> Directive
Starting with the first line of the data below, copy each line up to and including the one containing "const footnoteText = '¹". Pictures stay out.

[Items listed in a dataset]

········

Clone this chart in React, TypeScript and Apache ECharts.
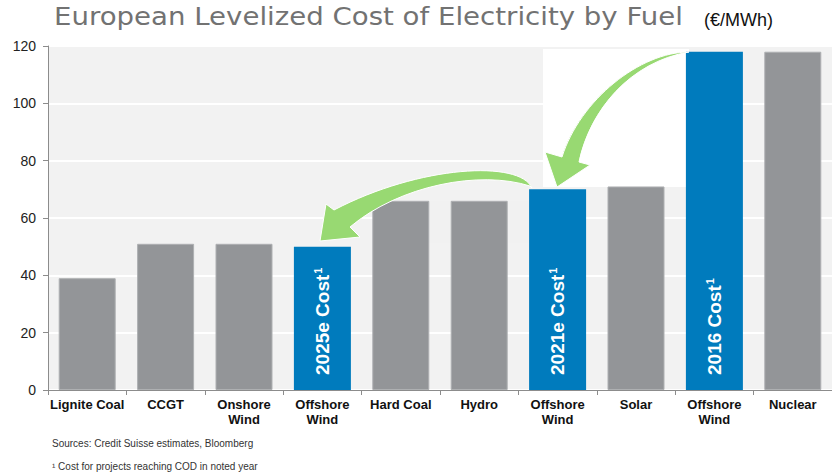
import React, { useEffect, useRef } from 'react';
import * as echarts from 'echarts';

const categories = ['Lignite Coal', 'CCGT', 'Onshore\nWind', 'Offshore\nWind', 'Hard Coal', 'Hydro', 'Offshore\nWind', 'Solar', 'Offshore\nWind', 'Nuclear'];
const values = [39, 51, 51, 50, 66, 66, 70, 71, 118, 118];
const highlighted = [false, false, false, true, false, false, true, false, true, false];
const barNotes = ['', '', '', '2025e Cost', '', '', '2021e Cost', '', '2016 Cost', ''];
const noteMark = '1';
const yTicks = { min: 0, max: 120, interval: 20 };

const titleText = 'European Levelized Cost of Electricity by Fuel';
const unitText = '(€/MWh)';
const sourceText = 'Sources: Credit Suisse estimates, Bloomberg';
const footnoteText = '¹ Cost for projects reaching COD in noted year';

const ARROW_1 = 'M 689 52 C 640 52 580 100 562 157 L 545 152 L 557 187 L 590 165 L 579 162 C 590 110 630 62 689 52 Z';
const ARROW_2 = 'M 532 188 C 520 160 420 165 334 210 L 326 204 L 320 241 L 360 237 L 350 227 C 400 185 480 170 530 186 Z';

let registered = false;
function registerArrows() {
  if (registered) return;
  echarts.graphic.registerShape('arrowOne', echarts.graphic.extendPath(ARROW_1, {}));
  echarts.graphic.registerShape('arrowTwo', echarts.graphic.extendPath(ARROW_2, {}));
  registered = true;
}

const GRAY = '#939598';
const BLUE = '#007bbd';
const FONT = 'Liberation Sans, Arial, sans-serif';

export default function App() {
  const ref = useRef<HTMLDivElement>(null);
  useEffect(() => {
    if (!ref.current) return;
    registerArrows();
    const chart = echarts.init(ref.current, null, { renderer: 'svg' });
    const arrowStyle = { fill: '#98d972', stroke: '#ffffff', lineWidth: 1 };
    chart.setOption({
      animation: false,
      grid: {
        left: 48, top: 46, width: 790, bottom: 86,
        show: true, backgroundColor: '#f2f2f2', borderWidth: 0,
      },
      xAxis: {
        type: 'category',
        data: categories,
        axisLine: { lineStyle: { color: '#8c8c8c', width: 1 } },
        axisTick: { show: true, length: 5, lineStyle: { color: '#8c8c8c' } },
        axisLabel: {
          interval: 0, margin: 7, color: '#111', fontSize: 13, fontWeight: 'bold',
          fontFamily: FONT, lineHeight: 15,
        },
      },
      yAxis: {
        type: 'value',
        min: yTicks.min, max: yTicks.max, interval: yTicks.interval,
        axisLine: { show: true, lineStyle: { color: '#8c8c8c', width: 1 } },
        axisTick: { show: true, length: 5, lineStyle: { color: '#8c8c8c' } },
        axisLabel: { margin: 12, color: '#222', fontSize: 14, fontFamily: FONT },
        splitLine: { lineStyle: { color: '#ffffff', width: 2 } },
      },
      series: [{
        type: 'bar',
        barWidth: 57,
        z: 2,
        data: values.map((v, i) => ({
          value: v,
          itemStyle: highlighted[i]
            ? { color: BLUE }
            : { color: GRAY, borderColor: '#aeb0b2', borderWidth: 1 },
          label: barNotes[i] ? {
            show: true,
            formatter: '{a|' + barNotes[i] + '}{s|' + noteMark + '}',
            position: 'insideBottom',
            rotate: 90,
            align: 'left',
            verticalAlign: 'middle',
            distance: 15,
            rich: {
              a: { color: '#ffffff', fontSize: 19, fontWeight: 'bold', fontFamily: FONT, lineHeight: 20 },
              s: { color: '#ffffff', fontSize: 11, fontWeight: 'bold', fontFamily: FONT, lineHeight: 11, verticalAlign: 'top', padding: [0, 0, 0, 1] },
            },
          } : { show: false },
        })),
      }],
      graphic: [
        { type: 'rect', z: 1, shape: { x: 543, y: 49, width: 146, height: 138 }, style: { fill: '#ffffff' } },
        { type: 'rect', z: 1, shape: { x: 373, y: 201, width: 157, height: 42 }, style: { fill: '#f1f1f1' } },
        { type: 'arrowTwo', z: 100, x: 0, y: 0, style: arrowStyle },
        { type: 'arrowOne', z: 100, x: 0, y: 0, style: arrowStyle },
        {
          type: 'text', x: 54, y: 5, z: 100, scaleX: 1.15,
          style: { text: titleText, fontSize: 24, fontWeight: 'normal', fontFamily: 'DejaVu Sans, sans-serif', fill: '#727272' },
        },
        {
          type: 'text', x: 773, y: 11, z: 100,
          style: { text: unitText, fontSize: 18, fontFamily: FONT, fill: '#111', align: 'right' },
        },
        {
          type: 'text', left: 52, top: 438, z: 100,
          style: { text: sourceText, fontSize: 10, fontFamily: FONT, fill: '#333' },
        },
        {
          type: 'text', left: 52, top: 461, z: 100,
          style: { text: footnoteText, fontSize: 10, fontFamily: FONT, fill: '#333' },
        },
      ],
    });
    return () => chart.dispose();
  }, []);
  return <div ref={ref} style={{ position: 'absolute', left: 0, top: 0, width: 832, height: 476 }} />;
}
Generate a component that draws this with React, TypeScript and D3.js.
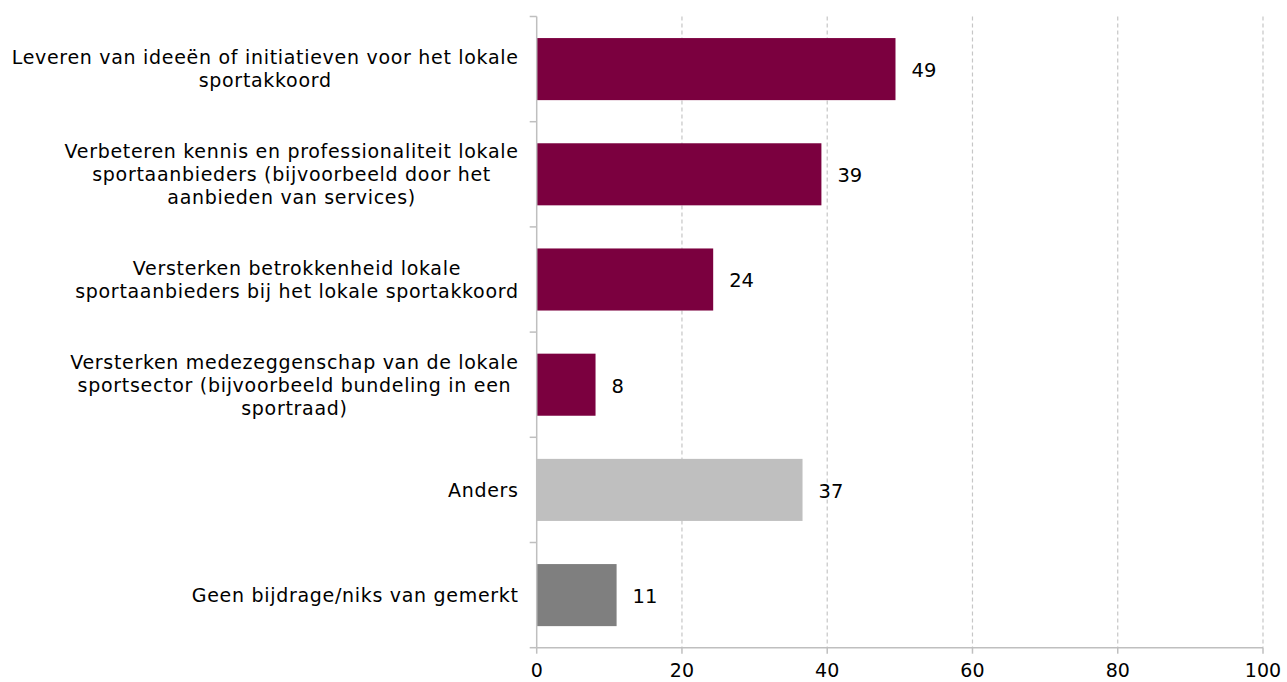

········

> Exercise response
Clone this chart in React, TypeScript and Apache ECharts.
import React, { useEffect, useRef } from 'react';
import * as echarts from 'echarts';

const categories = ['Lignite Coal', 'CCGT', 'Onshore\nWind', 'Offshore\nWind', 'Hard Coal', 'Hydro', 'Offshore\nWind', 'Solar', 'Offshore\nWind', 'Nuclear'];
const values = [39, 51, 51, 50, 66, 66, 70, 71, 118, 118];
const highlighted = [false, false, false, true, false, false, true, false, true, false];
const barNotes = ['', '', '', '2025e Cost', '', '', '2021e Cost', '', '2016 Cost', ''];
const noteMark = '1';
const yTicks = { min: 0, max: 120, interval: 20 };

const titleText = 'European Levelized Cost of Electricity by Fuel';
const unitText = '(€/MWh)';
const sourceText = 'Sources: Credit Suisse estimates, Bloomberg';
const footnoteText = '¹ Cost for projects reaching COD in noted year';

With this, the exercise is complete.